TASK TO COMPLETE ::
Leave out the pictures, and retype only the lines from the beginning of the material through the line that contains "import seaborn as sns", including both.

RECORDED INFORMATION ::
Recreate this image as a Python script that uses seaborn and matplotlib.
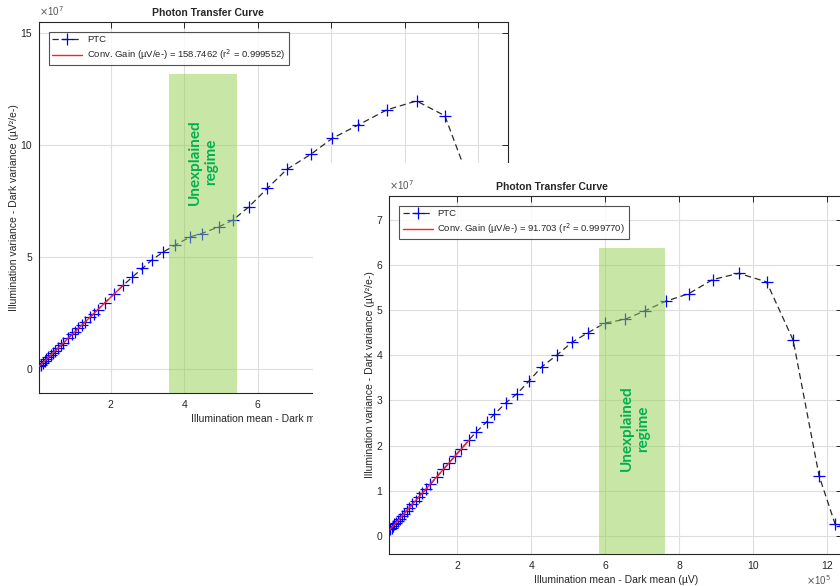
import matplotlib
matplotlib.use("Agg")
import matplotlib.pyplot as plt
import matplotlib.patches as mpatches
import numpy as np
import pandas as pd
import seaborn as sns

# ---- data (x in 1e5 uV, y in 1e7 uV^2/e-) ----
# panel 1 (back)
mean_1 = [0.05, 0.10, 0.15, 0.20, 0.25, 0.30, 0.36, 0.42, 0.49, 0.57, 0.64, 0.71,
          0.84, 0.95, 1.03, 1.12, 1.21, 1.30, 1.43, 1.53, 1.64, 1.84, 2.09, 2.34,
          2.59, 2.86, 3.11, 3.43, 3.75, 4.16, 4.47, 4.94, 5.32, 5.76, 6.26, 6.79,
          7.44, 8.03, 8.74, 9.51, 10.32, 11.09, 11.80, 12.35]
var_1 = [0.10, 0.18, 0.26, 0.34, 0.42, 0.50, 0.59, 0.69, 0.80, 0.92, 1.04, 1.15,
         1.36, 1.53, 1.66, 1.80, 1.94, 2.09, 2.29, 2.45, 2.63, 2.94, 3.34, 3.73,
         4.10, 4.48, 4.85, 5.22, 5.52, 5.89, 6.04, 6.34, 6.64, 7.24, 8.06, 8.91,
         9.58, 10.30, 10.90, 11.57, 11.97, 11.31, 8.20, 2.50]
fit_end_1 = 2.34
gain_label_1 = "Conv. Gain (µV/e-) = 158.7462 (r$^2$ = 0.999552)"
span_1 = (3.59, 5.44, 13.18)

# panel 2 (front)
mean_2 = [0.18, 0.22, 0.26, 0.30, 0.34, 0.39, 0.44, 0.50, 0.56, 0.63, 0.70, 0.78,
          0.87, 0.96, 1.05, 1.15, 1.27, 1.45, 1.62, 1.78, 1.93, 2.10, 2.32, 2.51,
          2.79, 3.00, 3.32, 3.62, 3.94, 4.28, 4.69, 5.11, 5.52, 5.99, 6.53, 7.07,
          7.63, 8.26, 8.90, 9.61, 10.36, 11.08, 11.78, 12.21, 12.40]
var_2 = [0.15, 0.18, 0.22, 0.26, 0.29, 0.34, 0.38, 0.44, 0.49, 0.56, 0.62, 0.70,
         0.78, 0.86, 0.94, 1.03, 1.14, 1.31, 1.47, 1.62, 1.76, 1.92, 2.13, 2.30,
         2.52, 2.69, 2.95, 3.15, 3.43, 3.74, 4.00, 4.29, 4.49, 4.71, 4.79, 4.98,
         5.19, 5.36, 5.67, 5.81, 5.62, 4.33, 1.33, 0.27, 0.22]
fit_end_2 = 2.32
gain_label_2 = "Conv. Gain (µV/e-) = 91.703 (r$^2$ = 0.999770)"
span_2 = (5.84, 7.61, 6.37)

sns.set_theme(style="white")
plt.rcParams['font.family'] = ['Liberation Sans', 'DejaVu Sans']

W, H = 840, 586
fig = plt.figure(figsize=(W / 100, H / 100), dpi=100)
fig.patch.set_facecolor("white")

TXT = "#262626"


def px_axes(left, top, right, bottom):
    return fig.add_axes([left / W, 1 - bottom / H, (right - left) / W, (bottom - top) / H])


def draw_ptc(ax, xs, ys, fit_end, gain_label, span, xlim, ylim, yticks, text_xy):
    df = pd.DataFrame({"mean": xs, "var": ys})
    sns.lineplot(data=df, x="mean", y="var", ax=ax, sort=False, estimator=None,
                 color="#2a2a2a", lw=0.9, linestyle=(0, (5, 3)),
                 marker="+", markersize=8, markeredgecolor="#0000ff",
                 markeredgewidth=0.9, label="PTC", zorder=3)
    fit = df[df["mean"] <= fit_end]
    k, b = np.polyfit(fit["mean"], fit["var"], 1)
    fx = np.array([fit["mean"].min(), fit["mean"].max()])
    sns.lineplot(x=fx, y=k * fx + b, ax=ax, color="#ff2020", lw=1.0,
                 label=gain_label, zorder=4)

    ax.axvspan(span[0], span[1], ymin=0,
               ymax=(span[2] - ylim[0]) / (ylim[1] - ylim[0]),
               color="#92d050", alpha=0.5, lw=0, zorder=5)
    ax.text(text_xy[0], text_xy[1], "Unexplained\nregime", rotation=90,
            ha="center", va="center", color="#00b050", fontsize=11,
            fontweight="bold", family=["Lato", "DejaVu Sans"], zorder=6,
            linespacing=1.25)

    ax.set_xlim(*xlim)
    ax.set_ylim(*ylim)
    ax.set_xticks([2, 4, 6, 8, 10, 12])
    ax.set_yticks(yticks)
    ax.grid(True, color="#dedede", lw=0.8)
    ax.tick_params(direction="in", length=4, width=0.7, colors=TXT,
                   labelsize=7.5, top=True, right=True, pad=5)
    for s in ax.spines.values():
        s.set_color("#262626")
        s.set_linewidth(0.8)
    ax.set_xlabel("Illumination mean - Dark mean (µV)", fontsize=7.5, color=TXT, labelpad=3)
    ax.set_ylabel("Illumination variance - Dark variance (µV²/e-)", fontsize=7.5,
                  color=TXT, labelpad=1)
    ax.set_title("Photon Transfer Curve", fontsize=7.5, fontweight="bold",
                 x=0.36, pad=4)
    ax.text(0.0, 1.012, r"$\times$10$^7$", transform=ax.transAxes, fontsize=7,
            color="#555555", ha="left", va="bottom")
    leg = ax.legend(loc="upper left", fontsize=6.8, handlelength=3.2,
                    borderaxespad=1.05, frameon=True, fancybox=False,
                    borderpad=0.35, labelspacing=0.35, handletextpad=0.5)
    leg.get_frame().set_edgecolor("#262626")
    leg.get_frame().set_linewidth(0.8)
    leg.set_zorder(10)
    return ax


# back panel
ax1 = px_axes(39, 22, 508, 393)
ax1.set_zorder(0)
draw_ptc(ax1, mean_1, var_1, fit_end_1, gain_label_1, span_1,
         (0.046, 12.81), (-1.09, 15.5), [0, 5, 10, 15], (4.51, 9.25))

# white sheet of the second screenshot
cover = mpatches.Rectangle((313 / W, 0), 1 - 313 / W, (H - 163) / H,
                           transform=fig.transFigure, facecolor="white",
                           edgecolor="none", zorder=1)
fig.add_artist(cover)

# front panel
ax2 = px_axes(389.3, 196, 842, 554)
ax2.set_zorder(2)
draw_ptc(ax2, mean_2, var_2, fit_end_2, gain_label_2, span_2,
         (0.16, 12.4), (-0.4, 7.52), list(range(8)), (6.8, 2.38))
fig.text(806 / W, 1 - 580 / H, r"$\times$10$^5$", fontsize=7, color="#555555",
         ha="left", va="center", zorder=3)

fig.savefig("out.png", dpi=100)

FULL ANSWER ::
Recreate this image as a Python script that uses seaborn and matplotlib.
import matplotlib
matplotlib.use("Agg")
import matplotlib.pyplot as plt
import matplotlib.patches as mpatches
import numpy as np
import pandas as pd
import seaborn as sns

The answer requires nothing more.